Polarized light and cancer
Thank you for the interesting article on polarimetric imaging for cancer diagnosis (OPN, October 2012).
The experimental setup and results are quite interesting, but the article does not appear to correctly connect scattering and polarization theory. The authors’ claim for small scatterers is that “backscattered light is less depolarized when the incident light is linearly rather than circularly polarized.”
Size really has nothing to do with the greater circular depolarization. For backscattering, all randomly oriented particles depolarize more in circular polarizations regardless of particle size (Appl. Opt. 47, 3795 ). This is a result of integrating a single particle’s scattering matrix over all possible azimuthal orientations.
Within the Rayleigh regime, depolarization generally increases with particle size.

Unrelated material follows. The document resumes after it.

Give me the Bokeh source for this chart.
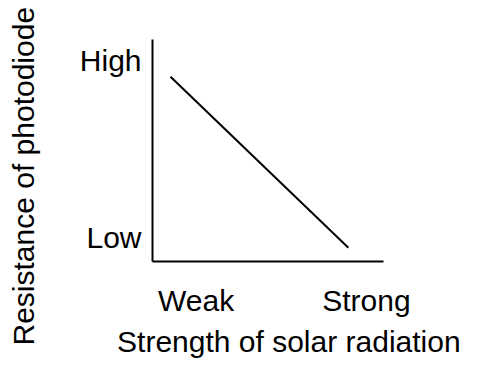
from bokeh.plotting import figure
from bokeh.models import Range1d, FixedTicker, Title
from bokeh.embed import file_html
from bokeh.resources import INLINE

# Data
x_tick_pos = [0.189, 0.926]
x_tick_labels = ["Weak", "Strong"]
y_tick_pos = [0.106, 0.907]
y_tick_labels = ["Low", "High"]
line_x = [0.078, 0.848]
line_y = [0.832, 0.062]
x_title = "Strength of solar radiation"
y_title = "Resistance of photodiode"

FONT = "Liberation Sans"
FS = "30px"
NB = "\u00a0"

p = figure(width=488, height=360, output_backend="svg", toolbar_location=None,
           x_range=Range1d(0, 1), y_range=Range1d(0, 1),
           min_border_left=152, min_border_right=105, min_border_top=39, min_border_bottom=94)
p.outline_line_color = None
p.xgrid.grid_line_color = None
p.ygrid.grid_line_color = None
p.background_fill_color = "white"
p.border_fill_color = "white"

p.line(line_x, line_y, line_color="black", line_width=2)

for ax, pos, labs in ((p.xaxis[0], x_tick_pos, x_tick_labels), (p.yaxis[0], y_tick_pos, y_tick_labels)):
    ax.ticker = FixedTicker(ticks=pos)
    ax.major_label_overrides = {pv: lb for pv, lb in zip(pos, labs)}
    ax.major_tick_line_color = None
    ax.minor_tick_line_color = None
    ax.axis_line_color = "black"
    ax.axis_line_width = 2
    ax.major_label_text_font = FONT
    ax.major_label_text_font_size = FS
    ax.major_label_text_color = "black"
    ax.axis_label_text_font = FONT
    ax.axis_label_text_font_size = FS
    ax.axis_label_text_font_style = "normal"
    ax.axis_label_text_color = "black"

p.xaxis.major_label_standoff = 16
p.yaxis.major_label_standoff = 5

# x title: padding shifts the centred label to where the reference draws it
p.xaxis.axis_label = NB * 5 + x_title
p.xaxis.axis_label_standoff = 5

# y title: blank axis label acts as spacer, title placed from the bottom
p.yaxis.axis_label = NB
p.yaxis.axis_label_standoff = 0
p.add_layout(Title(text=y_title, align="left", offset=-84, standoff=2,
                   text_font=FONT, text_font_size=FS, text_font_style="normal",
                   text_color="black"), "left")

open("out.html", "w").write(file_html(p, INLINE))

For example, nitrogen molecules are aspheric, but due to their small size, they are only weakly depolarizing at visible wavelengths. However, the amount of asphericity and index contrast also play a role in determining the particle’s depolarization (Opt. Lett. 20, 1356 ). Perhaps a more likely reason that the researchers can discount larger scatterers such as cell nuclei from the depolarization signals is their being nearly spherical. (Spherical particles do not depolarize within the single scattering approximation.) Size alone certainly does not rule out depolarization, or greater circular depolarization, by larger cellular structures.
—Matthew Hayman, Boulder, Colo., U.S.A.
THE AUTHOR REPLIES: We appreciate Matthew Hayman’s opinion about our article. His comments might be relevant for single scattering by independent particles. Both of his cited references deal with a single scattering regime, which is quite common in lidar or radar polarimetric experiments.
However, biological tissue is a multiply scattering medium. In such media, we have to solve the problem of radiative transfer in order to find the coefficients of the tissue’s Mueller matrix.
Measurements of diffuse backscattering Mueller matrices of highly scattering media and corresponding Monte Carlo simulations showed the variation of M44 values with the size of scatterers (Opt. Exp. 1, 441 ); Appl. Opt. 39, 1580 ). The characteristic length of depolarization in multiply scattering media depends on the initial state of polarization (linear or circular) and on size of particles (Phys. Rev. E 49, 1767 ).
The researchers Xu and Alfano described the mechanism of circular depolarization due to multiple scattering by particles of a large size or high refractive index in 2005 (Phys. Rev. E 72, 065601). So, the claim that size has nothing to do with greater circular depolarization is not correct in our case.